You'll need to download a seed of the SVN repository dump (it takes weeks to bootstrap otherwise). NOTE: Depending on the mirror nearest to you, the metadata of this mirrors is actually off by several seconds for several of the commits and is also sometimes missing the author. Furthermore, using the one-true SVN repo as the source will drop all forced commits. Don't ask me why this happens.

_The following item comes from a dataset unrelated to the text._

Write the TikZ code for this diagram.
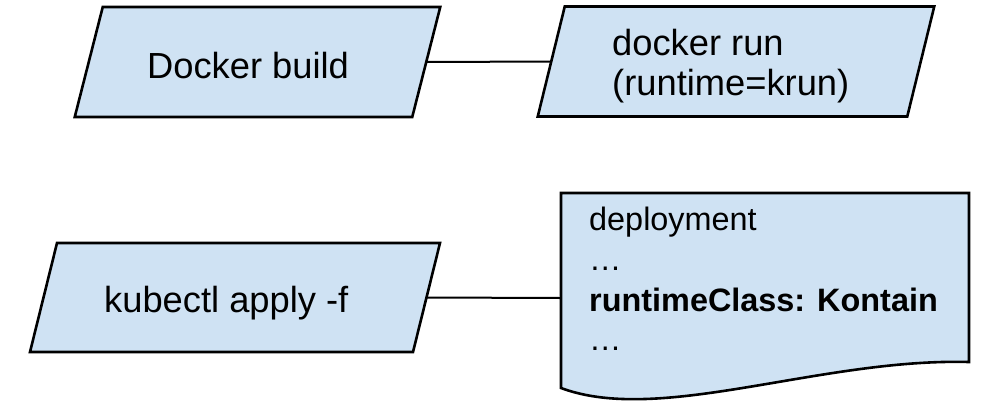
\documentclass[tikz,border=0pt]{standalone}
\usepackage{fontspec}
\setmainfont{Liberation Sans}
\usetikzlibrary{calc}
\definecolor{boxblue}{HTML}{CFE2F3}
\tikzset{
  body/.style={inner sep=0pt, outer sep=0pt, minimum height=110pt},
  shapeline/.style={draw=black, line width=2.6pt, fill=boxblue, line join=miter},
  bigtxt/.style={anchor=base west, inner sep=0pt, font=\fontsize{36.3}{40}\selectfont},
  doctxt/.style={anchor=base west, inner sep=0pt, font=\fontsize{32.4}{40}\selectfont},
  docbox/.style={inner sep=0pt, outer sep=0pt, minimum width=408pt, minimum height=210pt},
  conn/.style={draw=black, line width=2pt}
}
\begin{document}
\begin{tikzpicture}[x=1pt,y=-1pt]
\useasboundingbox (0,0) rectangle (982,408);
% shape bodies (mid-height width)
\node[body, minimum width=337.5pt] (build) at (257.5,62) {};
\node[body, minimum width=369.5pt] (run) at (736,61.5) {};
\node[body, minimum width=383pt, minimum height=109pt] (kube) at (235,297.5) {};
\node[docbox] (doc) at (765,298) {};
% outlines
\path[shapeline] ($(build.north west)+(14,0)$) -- ($(build.north east)+(14,0)$)
  -- ($(build.south east)+(-14,0)$) -- ($(build.south west)+(-14,0)$) -- cycle;
\path[shapeline] ($(run.north west)+(13.5,0)$) -- ($(run.north east)+(13.5,0)$)
  -- ($(run.south east)+(-13.5,0)$) -- ($(run.south west)+(-13.5,0)$) -- cycle;
\path[shapeline] ($(kube.north west)+(13.5,0)$) -- ($(kube.north east)+(13.5,0)$)
  -- ($(kube.south east)+(-13.5,0)$) -- ($(kube.south west)+(-13.5,0)$) -- cycle;
\path[shapeline] (doc.north west) -- (doc.north east) -- ($(doc.south east)+(0,-41)$)
  .. controls ($(doc.south east)+(-149,-45)$) and ($(doc.south west)+(99,22)$) ..
  ($(doc.south west)+(0,-15)$) -- cycle;
% connectors
\draw[conn] (build.east) -- (run.west);
\draw[conn] (kube.east) -- (doc.west);
% texts
\node[bigtxt] (tbuild) at (147,78) {Docker build};
\node[bigtxt] (trun1) at (612,55) {docker run};
\node[bigtxt] (trun2) at (612,95) {(runtime=krun)};
\node[bigtxt] (tkube) at (104,312) {kubectl apply -f};
\node[doctxt] (td1) at (589,230) {deployment};
\node[doctxt] (td2) at (589,270) {…};
\node[doctxt] (td3) at (589,311) {\bfseries runtimeClass: Kontain};
\node[doctxt] (td4) at (589,350) {…};
\end{tikzpicture}
\end{document}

fetch https://download.freebsd.org/ftp/development/subversion/svnmirror-base-r358354.tar.xz
fetch https://download.freebsd.org/ftp/development/subversion/svnmirror-ports-r527184.tar.xz
fetch https://download.freebsd.org/ftp/development/subversion/svnmirror-doc-r53937.tar.xz
tar xf svnmirror-base-r358354.tar.xz
tar xf svnmirror-doc-r53937.tar.xz
tar xf svnmirror-ports-r527184.tar.xz
- (optional:) fetch the current SVN state using
./svnmir.sh -1
- convert either base, doc, or ports using
./git_conv { base | doc | ports }
Additional runs of svnmir.sh
or git_conv
will run incrementally.
NOTE: This is not longer true, while it works fine for git version 2.24 and 2.25, at least version 2.27 will cause git-fast-import upon reading the marks file to eat up all RAM and eventually crash with out of memory.
On on moderately fast system with an SSD and/or enough RAM for the buffer cache,
this should take about 2h to finish for src
and will produce about 10GiB of
intermediate data. The final src
repo size should be around 1.7GiB.
Re-runs will re-use the previous packfiles and will likely be faster. Currently
src
finishes in about 1 hour, doc
in 2 minutes and ports
in 45 minutes.
- src will have: master, stable/N, releng/N, release/N.M, vendor/*
- doc will have: master, release/N.M
- ports will have: master, branches/YYYYQx
In the future, project branches will be individual forks of the repos. Hosted either on GitHub, GitLab or our own infrastructure.
Further information and documentation can be found on the Wiki sites at https://github.com/freebsd/git_conv/wiki
blaming
the whole project takes about a day of wall clock time using this naive approach:
git ls-tree -r --name-only -z HEAD|xargs -0n1 git blame -e --line-porcelain | sed -n 's/^author-mail //p' | sort -f | uniq -ic | sort -nr
It only blames the current state of the repo, not all of history, mind you.
After several hairy fixes, this could be reduced from more than 6000 lines down
to just 182 lines that are now falsely attributed to author "cvs2svn". The
files are gnu/usr.bin/grep/AUTHORS
and a few under usr.sbin/ppp
.
The included svn2git is GPLv3; see svn2git/LICENSE. The included parsecvs is GPLv2; see parsecvs/COPYING. The scripts and configuration files are licensed under CC0.